2026-04-21T20:30:50Z

量子杰克：分析

+ω法序数超运算是一种超运算型记号，作者是量子杰克，与+1法超运算类似，但区别是遇到不动点会+ω而不是+1，原因是根据分析，这样能给出更整的基本列。序数超运算可以进行许多更高级别的拓展。

== 定义 ==
一个序数超运算的格式必须是<math>\beta\{\lambda\}\alpha</math>，其中β,λ,α都是正序数。

底数β只能是正整数或超限基数。若底数是超限基数，只能是<math>\Omega_x</math>，其中x是序数。定义：<math>\Omega_0=\omega</math>，对于正序数x，<math>\Omega_x</math>为第x个不可数基数（不是可数非递归序数，因为在超运算型记号中，不可数与可数非递归的效果存在本质区别）。

若底数有限，则指数α必须有限。若底数为超限基数，则指数的势必须小于等于底数的势。例如，若底数为ω，指数必须可数。若底数为<math>\Omega_x</math>，指数必须小于<math>\Omega_{x+1}</math>。

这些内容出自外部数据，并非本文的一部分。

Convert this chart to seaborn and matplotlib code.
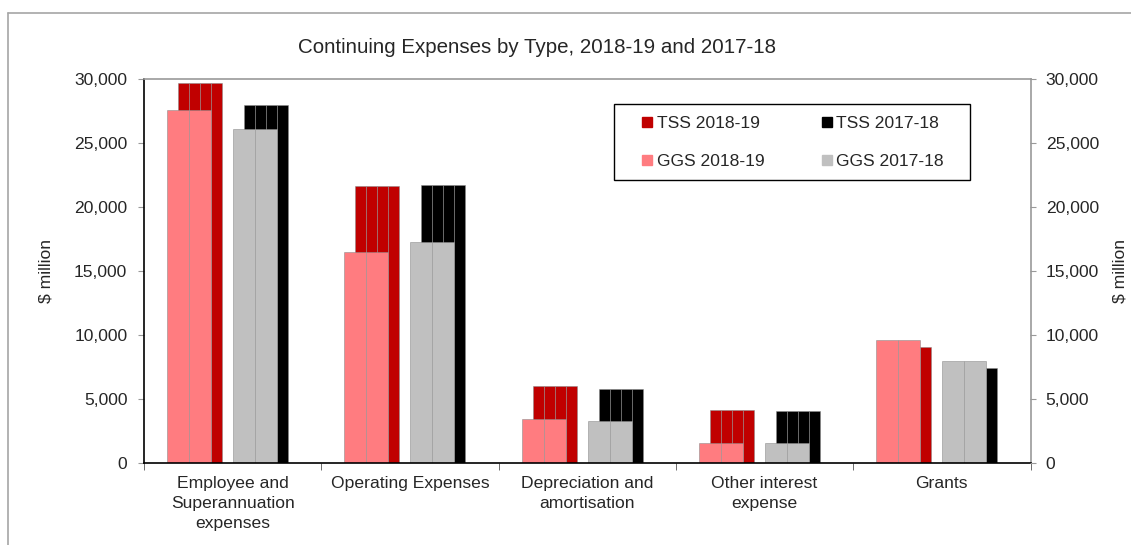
import matplotlib
matplotlib.use("Agg")
import matplotlib.pyplot as plt
from matplotlib.lines import Line2D
from matplotlib.patches import Rectangle
from matplotlib.ticker import FuncFormatter, MultipleLocator, FixedLocator
import seaborn as sns
import pandas as pd

# Continuing expenses ($ million)
categories = [
    "Employee and\nSuperannuation\nexpenses",
    "Operating Expenses",
    "Depreciation and\namortisation",
    "Other interest\nexpense",
    "Grants",
]
tss_2018_19 = [29720, 21650, 6020, 4150, 9070]
tss_2017_18 = [27980, 21700, 5790, 4080, 7430]
ggs_2018_19 = [27600, 16480, 3400, 1530, 9590]
ggs_2017_18 = [26060, 17260, 3270, 1580, 8000]

series_names = ["TSS 2018-19", "TSS 2017-18", "GGS 2018-19", "GGS 2017-18"]
series_values = [tss_2018_19, tss_2017_18, ggs_2018_19, ggs_2017_18]
colors = {"TSS 2018-19": "#C00000", "TSS 2017-18": "#000000",
          "GGS 2018-19": "#FF7C80", "GGS 2017-18": "#C0C0C0"}
# bar centre offsets within each category slot, and bar width
offsets = {"GGS 2018-19": -0.246, "TSS 2018-19": -0.184,
           "GGS 2017-18": 0.126, "TSS 2017-18": 0.188}
bar_w = 0.248
layer = {"TSS 2018-19": 2, "TSS 2017-18": 2, "GGS 2018-19": 4, "GGS 2017-18": 4}
dividers = {"TSS 2018-19": [0.25, 0.5, 0.75], "TSS 2017-18": [0.25, 0.5, 0.75],
            "GGS 2018-19": [0.5], "GGS 2017-18": [0.5]}

df = pd.DataFrame([
    {"category": c, "series": s, "value": v}
    for s, vals in zip(series_names, series_values)
    for c, v in zip(categories, vals)
])

sns.set_style("white")
plt.rcParams["font.family"] = ["Liberation Sans", "DejaVu Sans"]
FS = 12.6

fig = plt.figure(figsize=(11.31, 5.45), dpi=100)
ax = fig.add_axes([144 / 1131, 82 / 545, 886.5 / 1131, 384 / 545])

sns.barplot(data=df, x="category", y="value", hue="series", order=categories,
            hue_order=series_names, palette=colors, ax=ax, legend=False,
            errorbar=None, saturation=1)

for name, cont in zip(series_names, ax.containers):
    for i, bar in enumerate(cont):
        bar.set_x(i + offsets[name] - bar_w / 2)
        bar.set_width(bar_w)
        bar.set_zorder(layer[name])
        bar.set_edgecolor((0.55, 0.55, 0.55, 0.55))
        bar.set_linewidth(0.7)
        x0, h = bar.get_x(), bar.get_height()
        for f in dividers[name]:
            ax.vlines(x0 + f * bar_w, 0, h, colors=[(0.6, 0.6, 0.6, 0.7)],
                      linewidth=0.7, zorder=layer[name] + 0.5)

ax.set_xlim(-0.5, 4.5)
ax.set_ylim(0, 30000)
ax.yaxis.set_major_locator(MultipleLocator(5000))
fmt = FuncFormatter(lambda v, p: f"{int(v):,}")
ax.yaxis.set_major_formatter(fmt)

ax.set_xlabel("")
ax.set_ylabel("$ million", fontsize=FS)
ax.yaxis.set_label_coords(-0.102, 0.5)
ax.set_xticks(range(len(categories)))
ax.set_xticklabels(categories, linespacing=1.4, va="top")
ax.xaxis.set_minor_locator(FixedLocator([-0.5, 0.5, 1.5, 2.5, 3.5, 4.5]))
ax.tick_params(axis="x", which="major", length=0, labelsize=FS, pad=9.5)
ax.tick_params(axis="x", which="minor", length=5, color="#555555", direction="out",
               bottom=True)
ax.tick_params(axis="y", length=4, color="#999999", direction="out", left=True,
               labelsize=FS, pad=8)

for side in ["left", "bottom"]:
    ax.spines[side].set_color("black")
    ax.spines[side].set_linewidth(1.2)
for side in ["top", "right"]:
    ax.spines[side].set_color("#999999")
    ax.spines[side].set_linewidth(1.2)
ax.spines["bottom"].set_zorder(6)

ax2 = ax.twinx()
ax2.set_ylim(ax.get_ylim())
ax2.yaxis.set_major_locator(MultipleLocator(5000))
ax2.yaxis.set_major_formatter(fmt)
ax2.tick_params(axis="y", length=4, color="#999999", direction="out", right=True,
                labelsize=FS, pad=7)
ax2.set_ylabel("$ million", fontsize=FS)
ax2.yaxis.set_label_coords(1.093, 0.5)
for s in ax2.spines.values():
    s.set_visible(False)

fig.text(537 / 1131, 1 - 47 / 545, "Continuing Expenses by Type, 2018-19 and 2017-18",
         ha="center", va="center", fontsize=14.8)

handles = [Line2D([], [], linestyle="none", marker="s", markersize=7,
                  markerfacecolor=colors[n], markeredgecolor=colors[n], label=n)
           for n in ["TSS 2018-19", "GGS 2018-19", "TSS 2017-18", "GGS 2017-18"]]
fig.legend(handles=handles, ncol=2, loc="center",
           bbox_to_anchor=(793 / 1131, 1 - 142.5 / 545), frameon=False,
           fontsize=FS, handlelength=0.6, handletextpad=0.25,
           columnspacing=3.25, labelspacing=1.28, borderpad=0, borderaxespad=0)
# legend box
fig.add_artist(Rectangle((614 / 1131, 1 - 180 / 545), 356 / 1131, 76 / 545,
                         transform=fig.transFigure, fill=False,
                         edgecolor="black", linewidth=1.0))

# outer chart border
fig.add_artist(Line2D([8 / 1131, 8 / 1131], [0, 1 - 13 / 545], color="#a6a6a6",
                      linewidth=1.2, transform=fig.transFigure))
fig.add_artist(Line2D([8 / 1131, 1], [1 - 13 / 545, 1 - 13 / 545], color="#a6a6a6",
                      linewidth=1.2, transform=fig.transFigure))

fig.savefig("out.png", dpi=100)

算符序数λ的势在目前版本中最多允许比底数多不超过I（首个不可达基数）。.

计算规则：

若指数为1，则值为底数。<math>\beta\{\lambda\}1=\beta</math>

若算符序数与指数均为后继序数，使用带跳不动点函数的简单迭代规则。<math>\beta\{\lambda+1\}(\alpha+1)=if(\beta\{\lambda\}\beta\{\lambda+1\}\alpha=\beta\{\lambda+1\}\alpha)?\beta\{\lambda\}j(\beta\{\lambda+1\}\alpha)\ else\ \beta\{\lambda\}\beta\{\lambda+1\}\alpha</math>

跳跃函数j(x)取<math>j(x)=x+\omega</math>，虽然可以取其他值，但根据分析，取x+ω能使基本列更整。

若指数为极限序数，值为对指数取基本列时得到的值的极限。<math>\beta\{\lambda\}\alpha=lim(\beta\{\lambda\}\alpha[x])</math>。共尾性<math>\Omega_x</math>的极限序数的基本列长度为<math>\Omega_x</math>。

若指数为后继序数，算符序数为共尾性小于等于底数的极限序数：对于<math>\beta=\Omega_x,\ cof(\lambda)=\Omega_y,\ y\leq x</math>，将指数分解为一个<math>\Omega_y</math>的倍数与一个小于<math>\Omega_y</math>的序数之和，<math>\alpha=\Omega_y\times c+d</math>。若α<<math>\Omega_y</math>即c=0，则<math>\beta\{\lambda\}\alpha=\beta\{\lambda\}d=\beta\{\lambda[d]\}\beta</math>。若α><math>\Omega_y</math>即c>0,<math>\beta\{\lambda\}\alpha=\beta\{\lambda\}(\Omega_y\times c+d)=\beta\{\lambda[d]\}j(\beta\{\lambda\}(\Omega_y\times c))</math> 。

若指数为后继序数，算符序数为共尾性为底数的下一个超限基数：对于<math>\beta=\Omega_x,\ cof(\lambda)=\Omega_{x+1}</math>，展开为：<math>\beta\{\lambda\}(\alpha+1)=if(\beta\{\lambda[\beta\{\lambda\}\alpha]\}\beta=\beta\{\lambda\}\alpha)?\beta\{\lambda[j(\beta\{\lambda\}\alpha)]\}\beta\ else\ \beta\{\lambda[\beta\{\lambda\}\alpha]\}\beta</math>。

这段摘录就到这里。